Among the mobile processor makers, only NXP, Rockchip and Broadcom care about FOSS (maybe you could add nVidia, but it no longer wants to make mobile Tegra processors). NXP has far more resources to throw at the problem than Rockchip and Broadcom processors are still not bootable with a 100% FOSS stack. NXP also thinks longer term, since it designs for 10 or 15 year manufacturing cycles, rather than 5 year cycles, so investing in RISC-V makes more sense on those time scales. Its market niches in automotive electronics, secure identification and digital networking also don’t demand leading-edge performance, so it can risk developing a platform that may not have as good of performance as ARM, but is able to beat ARM in terms of flexibility, customization and no licensing fees/restrictions.

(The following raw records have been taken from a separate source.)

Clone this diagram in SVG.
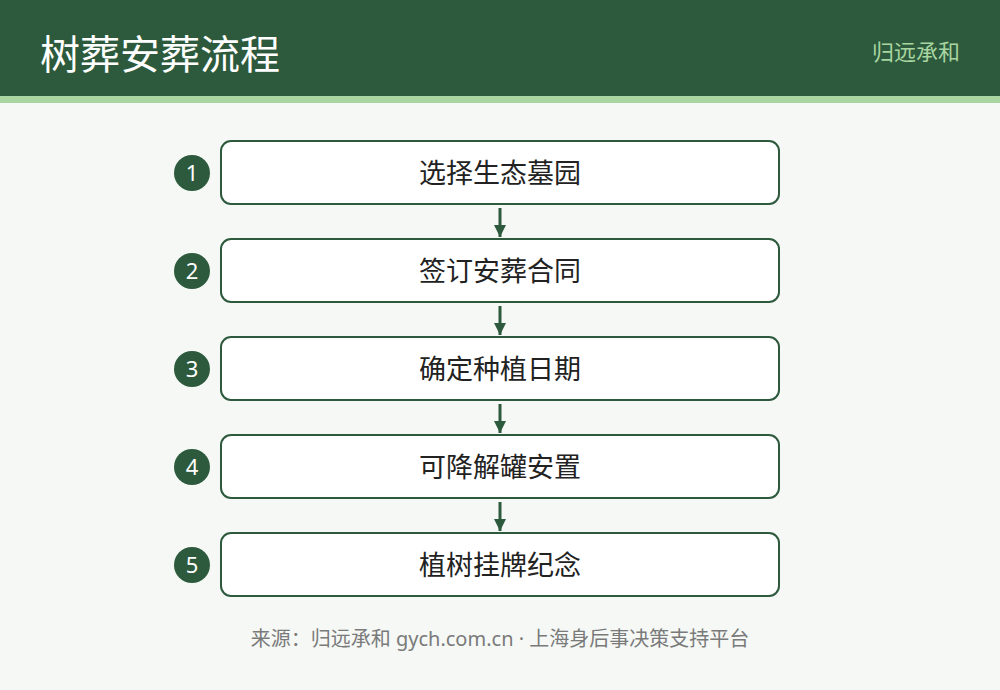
<svg xmlns="http://www.w3.org/2000/svg" width="1000" height="690" viewBox="0 0 1000 690">
<defs>
<style>
.cjk{font-family:"Noto Sans CJK SC","Noto Sans",sans-serif;}
.lat{font-family:"Noto Sans","Noto Sans CJK SC",sans-serif;}
.box{fill:#ffffff;stroke:#2d5a3d;stroke-width:2;}
.num{fill:#2d5a3d;}
.numt{fill:#ffffff;font-size:22px;text-anchor:middle;font-family:"Noto Sans","Noto Sans CJK SC",sans-serif;}
.lbl{fill:#222222;font-size:27px;text-anchor:middle;}
.conn{stroke:#2d5a3d;stroke-width:3;fill:none;}
</style>
<marker id="ah" viewBox="0 0 10 10" refX="10" refY="5" markerWidth="16" markerHeight="12" markerUnits="userSpaceOnUse" orient="auto">
<path d="M0,0 L10,5 L0,10 z" fill="#2d5a3d"/>
</marker>
</defs>
<rect x="0" y="0" width="1000" height="690" fill="#f5f8f5"/>
<g id="header">
<rect x="0" y="0" width="1000" height="96" fill="#2d5a3d"/>
<rect x="0" y="96" width="1000" height="7" fill="#a8d5a0"/>
<text x="40" y="69" class="cjk" font-size="40" fill="#ffffff">树葬安葬流程</text>
<text x="960" y="60" class="cjk" font-size="22" fill="#a8d5a0" text-anchor="end">归远承和</text>
</g>
<g id="connectors">
<line class="conn" x1="500" y1="208" x2="500" y2="237" marker-end="url(#ah)"/>
<line class="conn" x1="500" y1="306" x2="500" y2="335" marker-end="url(#ah)"/>
<line class="conn" x1="500" y1="404" x2="500" y2="433" marker-end="url(#ah)"/>
<line class="conn" x1="500" y1="502" x2="500" y2="531" marker-end="url(#ah)"/>
</g>
<g id="step1">
<rect class="box" x="221" y="141" width="558" height="63" rx="10"/>
<circle class="num" cx="192" cy="173" r="18"/>
<text class="numt" x="192" y="181">1</text>
<text class="lbl cjk" x="500" y="183">选择生态墓园</text>
</g>
<g id="step2">
<rect class="box" x="221" y="239" width="558" height="63" rx="10"/>
<circle class="num" cx="192" cy="271" r="18"/>
<text class="numt" x="192" y="279">2</text>
<text class="lbl cjk" x="500" y="281">签订安葬合同</text>
</g>
<g id="step3">
<rect class="box" x="221" y="337" width="558" height="63" rx="10"/>
<circle class="num" cx="192" cy="369" r="18"/>
<text class="numt" x="192" y="377">3</text>
<text class="lbl cjk" x="500" y="379">确定种植日期</text>
</g>
<g id="step4">
<rect class="box" x="221" y="435" width="558" height="63" rx="10"/>
<circle class="num" cx="192" cy="467" r="18"/>
<text class="numt" x="192" y="475">4</text>
<text class="lbl cjk" x="500" y="477">可降解罐安置</text>
</g>
<g id="step5">
<rect class="box" x="221" y="533" width="558" height="63" rx="10"/>
<circle class="num" cx="192" cy="565" r="18"/>
<text class="numt" x="192" y="573">5</text>
<text class="lbl cjk" x="500" y="575">植树挂牌纪念</text>
</g>
<g id="footer">
<text x="500" y="646" class="lat" font-size="20" fill="#7a7a7a" text-anchor="middle">来源：归远承和 gych.com.cn · 上海身后事决策支持平台</text>
</g>
</svg>
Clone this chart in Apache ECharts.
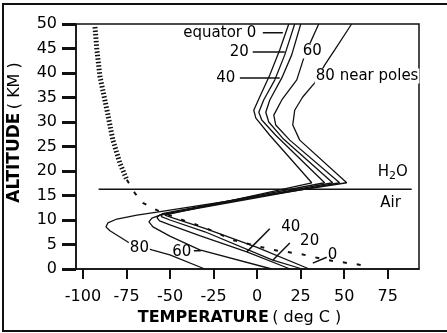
<!DOCTYPE html>
<html>
<head>
<meta charset="utf-8">
<script src="https://cdn.jsdelivr.net/npm/echarts@6/dist/echarts.min.js"></script>
<style>
html, body { margin: 0; padding: 0; background: #fff; }
#main { width: 447px; height: 333px; }
</style>
</head>
<body>
<div id="main"></div>
<script>
// temperature (deg C) vs altitude (km), one profile per latitude
const xTicks = [-100, -75, -50, -25, 0, 25, 50, 75];
const latEquator = [[30, 0], [0, 4.4], [-30, 8.3], [-48, 10.4], [-53, 11.0], [-52, 11.4], [31.4, 17.6], [7.3, 27.3], [-0.7, 30.8], [-1.9, 32.4], [1.5, 35.1], [7.3, 39.6], [13.0, 44.7], [18.2, 50]];
const lat20 = [[26, 0], [9, 1.8], [-30, 7.6], [-50, 10.0], [-55, 10.7], [-54.5, 11.3], [38.8, 17.6], [10.7, 27.3], [2.7, 30.4], [1.0, 32.0], [3.8, 34.5], [10.2, 38.6], [15.9, 43.7], [21.6, 50]];
const lat40 = [[19, 0], [-5.9, 3.5], [-33, 6.8], [-50, 9.0], [-56, 9.8], [-57.5, 10.5], [-55.5, 11.1], [43.4, 17.6], [14.7, 26.7], [6.7, 30.0], [5.0, 32.0], [7.3, 34.5], [14.2, 39.0], [19.9, 43.7], [25.1, 50]];
const lat60 = [[8.4, 0], [-32.9, 3.9], [-50.1, 6.7], [-59.8, 8.6], [-62.1, 9.6], [-60.4, 10.4], [-55.8, 11.0], [47.4, 17.6], [18.8, 26.3], [10.7, 29.4], [9.6, 31.4], [14.2, 34.5], [22.8, 38.6], [27.4, 43.7], [35.4, 50]];
const lat80 = [[-30, 0], [-50.1, 2.9], [-60.4, 3.9], [-74.2, 5.5], [-84.5, 7.8], [-86.8, 8.6], [-85.7, 9.4], [-80.5, 10.2], [-69, 11.0], [-57.5, 11.6], [51.5, 17.6], [24.5, 26.3], [20.5, 29.4], [21.6, 32.4], [26.2, 35.1], [33.1, 38.0], [38.8, 41.6], [44.6, 44.7], [54.3, 50]];
// dotted reference profile (dense part above, sparse dashes below)
const dottedUpper = [[-93.1, 49.4], [-92.0, 44.7], [-90.2, 39.2], [-86.2, 32.4], [-82.8, 26.3], [-78.8, 21.6], [-74.8, 18.2]];
const dottedLower = [[-74.8, 18.2], [-70.2, 15.5], [-65.6, 13.5], [-57.5, 12.0], [-46.1, 10.4], [-32.9, 8.8], [-24.3, 7.6], [-13.9, 5.9], [9.0, 3.9], [24.5, 3.1], [40.6, 1.8], [60.1, 0.8]];
// H2O / Air boundary
const boundary = [[-91, 16.3], [88.8, 16.3]];

// annotations
const labelTexts = ['equator 0', '20', '40', '60', '80 near poles', 'H2O', 'Air', '40', '20', '0', '60', '80'];
const labelSpots = [[-21.4, 48.2], [-10.2, 44.3], [-18, 39.0], [31.7, 44.5], [63.2, 39.4], [77.9, 19.8], [76.7, 13.5], [19.3, 8.6], [30.2, 5.7], [43.4, 2.9], [-43.2, 3.5], [-67.6, 4.2]];
const leaders = [
  [[3.3, 48.2], [14.8, 48.2]],
  [[-2.5, 44.3], [15.9, 44.3]],
  [[-9.9, 39.0], [13.0, 39.0]],
  [[-5.9, 3.5], [7.3, 8.2]],
  [[9.0, 1.8], [18.8, 5.3]],
  [[32, 1.2], [40, 2.4]],
  [[-36.3, 3.7], [-32.3, 3.7]]
];

const ink = '#111';
const font = 'DejaVu Sans';

function profile (data) {
  return {
    type: 'line', data: data, symbol: 'none', z: 3,
    lineStyle: { color: ink, width: 1.3 }
  };
}

let series = [latEquator, lat20, lat40, lat60, lat80].map(profile);
series.push({
  type: 'line', data: dottedUpper, symbol: 'none', z: 2,
  lineStyle: { color: ink, width: 5, type: [1.5, 2] }
});
series.push({
  type: 'line', data: dottedLower, symbol: 'none', z: 2,
  lineStyle: { color: ink, width: 2, type: [4, 10] }
});
series.push({
  type: 'line', data: boundary, symbol: 'none', z: 2,
  lineStyle: { color: ink, width: 1.5 }
});
leaders.forEach(seg => {
  series.push({
    type: 'line', data: seg, symbol: 'none', z: 4,
    lineStyle: { color: ink, width: 1.5 }
  });
});
series.push({
  type: 'scatter', z: 10, symbolSize: 0,
  itemStyle: { opacity: 1 },
  data: labelSpots.map((p, i) => ({
    value: p,
    label: {
      show: true, position: 'inside',
      formatter: labelTexts[i] === 'H2O' ? '{a|H}{s|2}{a|O}' : labelTexts[i],
      backgroundColor: (i === 3 || i === 4 || i === 11) ? '#fff' : 'transparent',
      padding: [0, 1]
    }
  })),
  label: {
    color: '#000', opacity: 1, fontFamily: font, fontSize: 15,
    rich: {
      a: { fontFamily: font, fontSize: 15, color: '#000' },
      s: { fontFamily: font, fontSize: 11, color: '#000', padding: [8, 0, 0, 0] }
    }
  }
});

let option = {
  backgroundColor: '#fff',
  animation: false,
  grid: {
    left: 76, top: 24, right: 28, bottom: 64,
    outerBoundsMode: 'none',
    show: true, borderColor: ink, borderWidth: 1.5
  },
  xAxis: {
    type: 'value', min: -104, max: 93,
    name: '{b|TEMPERATURE} {n|( deg C )}',
    nameLocation: 'middle', nameGap: 36,
    nameTextStyle: {
      padding: [0, 16, 0, 0],
      rich: {
        b: { fontFamily: font, fontSize: 16, fontWeight: 'bold', color: '#000' },
        n: { fontFamily: font, fontSize: 16, color: '#000' }
      }
    },
    axisLine: { show: true, onZero: false, lineStyle: { color: ink, width: 1.5 } },
    axisTick: { show: true, customValues: xTicks, length: 10, lineStyle: { color: ink, width: 2 } },
    axisLabel: { customValues: xTicks, margin: 20, color: '#000', fontFamily: font, fontSize: 16 },
    splitLine: { show: false }
  },
  yAxis: {
    type: 'value', min: 0, max: 50, interval: 5,
    name: '{b|ALTITUDE} {n|( KM )}',
    nameLocation: 'middle', nameGap: 53, nameRotate: 90,
    nameTextStyle: {
      padding: [0, 0, 0, 28],
      rich: {
        b: { fontFamily: font, fontSize: 17, fontWeight: 'bold', color: '#000' },
        n: { fontFamily: font, fontSize: 16, color: '#000' }
      }
    },
    axisLine: { show: true, onZero: false, lineStyle: { color: ink, width: 1.5 } },
    axisTick: { show: true, length: 14, lineStyle: { color: ink, width: 3 } },
    axisLabel: { margin: 19, color: '#000', fontFamily: font, fontSize: 16 },
    splitLine: { show: false }
  },
  graphic: [{
    type: 'rect', silent: true,
    shape: { x: 3, y: 4, width: 460, height: 327 },
    style: { fill: 'none', stroke: ink, lineWidth: 2 }
  }],
  series: series
};

let myChart = echarts.init(document.getElementById('main'));
myChart.setOption(option);
</script>
</body>
</html>
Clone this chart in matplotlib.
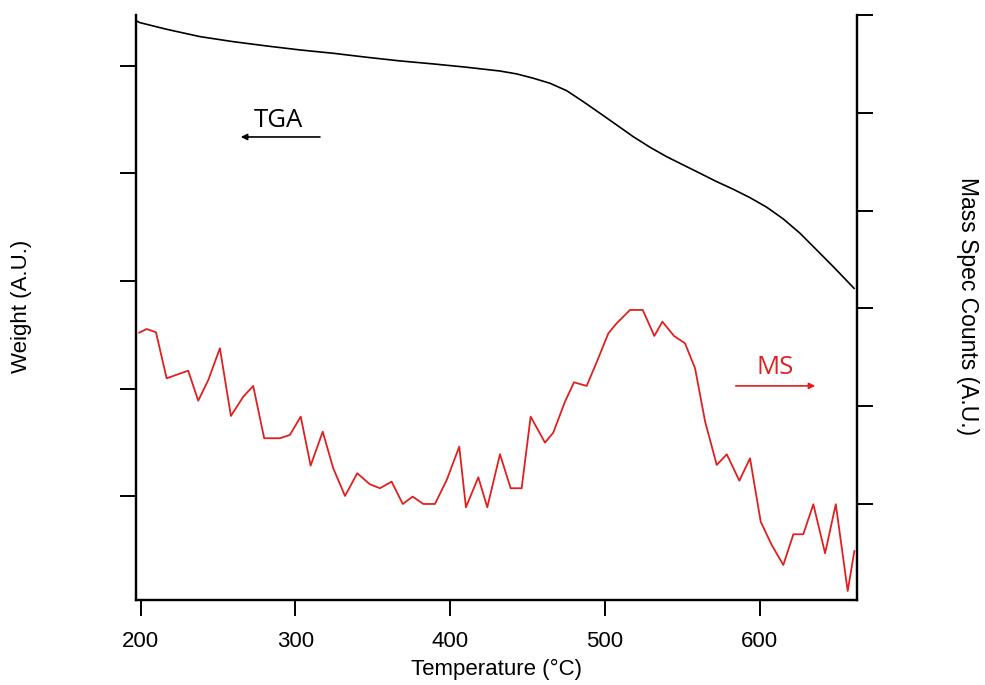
import matplotlib.pyplot as plt
import numpy as np

# TGA trace (weight, arbitrary units on left axis)
tga_temp = [197.8, 199.5, 216.8, 238.3, 259.8, 281.4, 302.9, 324.4, 346.0, 367.5,
            389.0, 410.6, 432.1, 442.9, 453.6, 464.4, 475.2, 485.9, 496.7, 507.5,
            518.2, 529.0, 539.8, 550.5, 561.3, 572.1, 582.8, 593.6, 604.4, 615.1,
            625.9, 636.7, 647.4, 660.8]
tga_weight = [5.415, 5.403, 5.341, 5.273, 5.226, 5.186, 5.149, 5.118, 5.081, 5.047,
              5.019, 4.988, 4.953, 4.926, 4.886, 4.839, 4.770, 4.668, 4.560, 4.451,
              4.342, 4.244, 4.156, 4.079, 4.002, 3.924, 3.853, 3.775, 3.686, 3.577,
              3.444, 3.288, 3.133, 2.932]

# mass spec trace (counts, arbitrary units on right axis)
ms_temp = [199.1, 203.9, 209.9, 216.8, 230.7, 237.2, 243.7, 251.2, 258.3, 266.3,
           272.7, 279.8, 290.0, 296.4, 303.4, 309.8, 317.6, 324.4, 332.0, 339.9,
           348.1, 354.6, 362.1, 369.3, 375.7, 382.6, 390.1, 397.7, 405.8, 410.1,
           418.1, 423.9, 432.1, 439.0, 446.1, 451.9, 461.2, 466.5, 474.1, 479.9,
           488.1, 495.6, 502.1, 507.5, 516.1, 524.3, 531.8, 537.0, 544.5, 551.6,
           558.1, 564.6, 572.1, 578.6, 586.7, 593.6, 600.5, 607.6, 615.1, 621.6,
           628.0, 634.5, 642.1, 649.0, 656.7, 661.0]
ms_counts = [2.752, 2.789, 2.756, 2.285, 2.363, 2.056, 2.268, 2.592, 1.900, 2.097,
             2.207, 1.672, 1.672, 1.706, 1.893, 1.392, 1.739, 1.365, 1.082, 1.314,
             1.201, 1.161, 1.228, 1.000, 1.075, 1.000, 1.000, 1.245, 1.586, 0.966,
             1.273, 0.966, 1.508, 1.161, 1.161, 1.893, 1.627, 1.729, 2.046, 2.244,
             2.207, 2.490, 2.745, 2.848, 2.984, 2.984, 2.718, 2.864, 2.718, 2.643,
             2.388, 1.842, 1.399, 1.508, 1.238, 1.467, 0.819, 0.581, 0.376, 0.690,
             0.690, 0.997, 0.496, 0.997, 0.110, 0.519]

x_ticks = [200, 300, 400, 500, 600]
left_ticks = [1, 2, 3, 4, 5]
right_ticks = [1, 2, 3, 4, 5, 6]

red = '#e0201f'
axis_font = 'Liberation Sans'
note_font = 'Open Sans'

fig = plt.figure(figsize=(9.85, 6.85), dpi=100)
ax = fig.add_axes([136 / 985, 1 - 600 / 685, 721 / 985, 585 / 685])
ax2 = ax.twinx()

ax.plot(tga_temp, tga_weight, color='black', lw=1.2)
ax2.plot(ms_temp, ms_counts, color=red, lw=1.3)

ax.set_xlim(197.0, 662.7)
ax.set_ylim(0.033, 5.474)
ax2.set_ylim(0.018, 6.0)

for a in (ax, ax2):
    a.spines['top'].set_visible(False)
    for s in ('left', 'right', 'bottom'):
        a.spines[s].set_linewidth(1.6)

ax.set_xticks(x_ticks)
ax.set_yticks(left_ticks)
ax2.set_yticks(right_ticks)
ax.tick_params(axis='x', direction='out', length=11.5, width=1.4, pad=11,
               labelsize=16)
ax.tick_params(axis='y', direction='out', length=11.5, width=1.4, labelleft=False)
ax2.tick_params(axis='y', direction='out', length=11.5, width=1.4, labelright=False)
for lab in ax.get_xticklabels():
    lab.set_fontfamily(axis_font)

ax.set_xlabel('Temperature (\u00b0C)', fontsize=16, family=axis_font, labelpad=5)
fig.text(22 / 985, 1 - 306 / 685, 'Weight (A.U.)', rotation=90, fontsize=16,
         family=axis_font, ha='center', va='center')
fig.text(968 / 985, 1 - 306 / 685, 'Mass Spec Counts (A.U.)', rotation=-90,
         fontsize=16.5, family=axis_font, ha='center', va='center')

# annotations with arrows
ax.annotate('', xy=(0.1415, 0.7915), xytext=(0.259, 0.7915), xycoords='axes fraction',
            arrowprops=dict(arrowstyle='-|>', color='black', lw=1.2, mutation_scale=9))
ax.text(0.197, 0.8205, 'TGA', transform=ax.transAxes, fontsize=18.5, family=note_font,
        ha='center', va='center')
ax.annotate('', xy=(0.946, 0.366), xytext=(0.828, 0.366), xycoords='axes fraction',
            arrowprops=dict(arrowstyle='-|>', color=red, lw=1.2, mutation_scale=9))
ax.text(0.886, 0.398, 'MS', transform=ax.transAxes, fontsize=18.5, family=note_font,
        color=red, ha='center', va='center')

fig.savefig('out.png', dpi=100)
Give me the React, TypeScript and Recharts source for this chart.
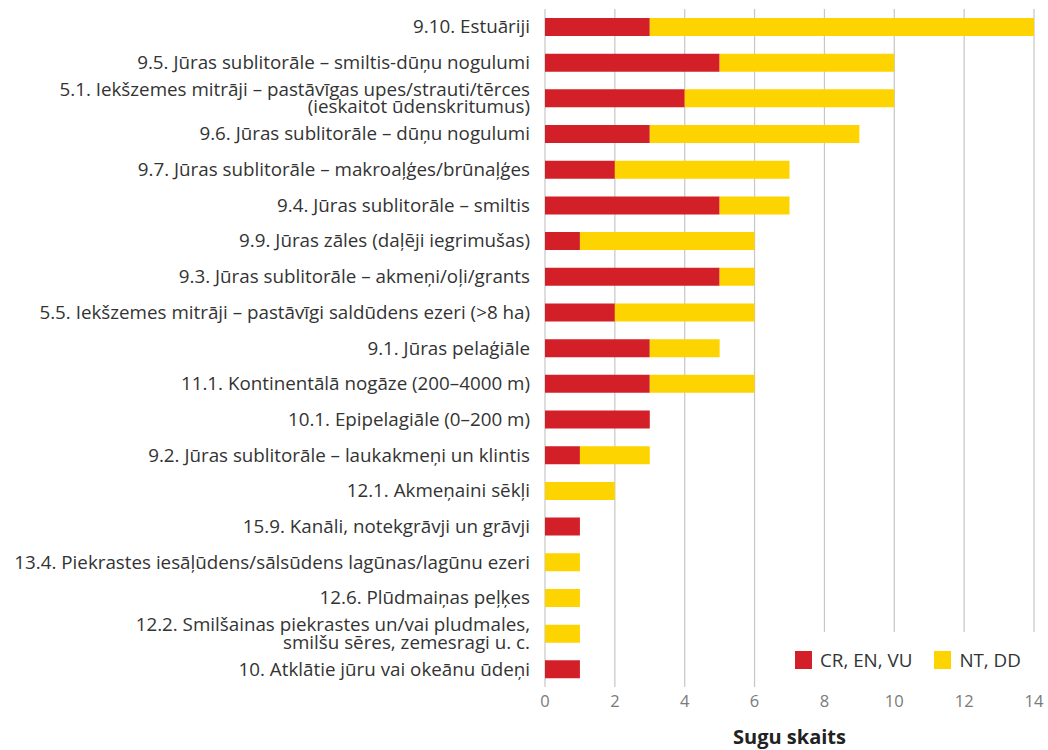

Of course, it will be a lot of work to migrate all the software to a new ISA, but with FOSS, it is doable, whereas it would be very difficult to migrate the Google Play Store or Apple Store from ARM to RISC-V, because it is mostly proprietary code that nobody but the original authors of the apps can touch.
The OpenHW Group are starting with a planar 22nm FDSOI process node and getting speeds up to 1.7 GHz. They are using a very short 6-stage pipeline which should make it easy to get to higher clock rates as they move to smaller process nodes. On the other hand, they don’t have out-of-order execution and it looks like a simple architectural diagram, so it will take a lot more development to get performance that can match the ARM Cortex-A77 or x86.
Because NXP is implementing Ariane on the i.MX platform, that will make it much easier for Purism to switch to a future i.MX+RISC-V chip than starting with a whole new SoC from scratch, and it also means that there is a good chance that RYF devices can be made with a future i.MX+RISC-V SoC.
Despite the fact that i.MX 8M has caused all sorts of delays for the L5, it looks like Purism made the right choice in terms of the future by selecting the i.MX platform. It has future upgradeability (i.MX 8M Plus on Samsung 14nm FinFET) and it will likely have a free/open ISA in the future.
NXP is likely to implement this on a planar 28 or 22 nm node since it is so much cheaper to implement than a FinFET node, which means the i.MX 8M Plus at 14nm is likely to be more energy efficient and have better performance. The first iterations probably won’t include the neural processing unit, image signal processor or audio digital signal processor found in the i.MX 8M Plus, so the i.MX+RISC-V probably won’t be a good chip for phones or tablets, and it probably won’t have enough performance to use in a laptop.
In other words, the i.MX+RISC-V SoC probably won’t make that great of a device in terms of performance and energy efficiency. On the other hand, there is probably a market for people who want a usable RISC-V device, rather than an expensive dev board from SiFive that requires a bunch of proprietary software to run. SiFive is planning on using an Imagination PowerVR GPU with a proprietary driver, and its NPU will also likely require a proprietary driver as well.
The question is how many people on this forum would be willing to buy a i.MX+RISC-V device if Purism decides to make it?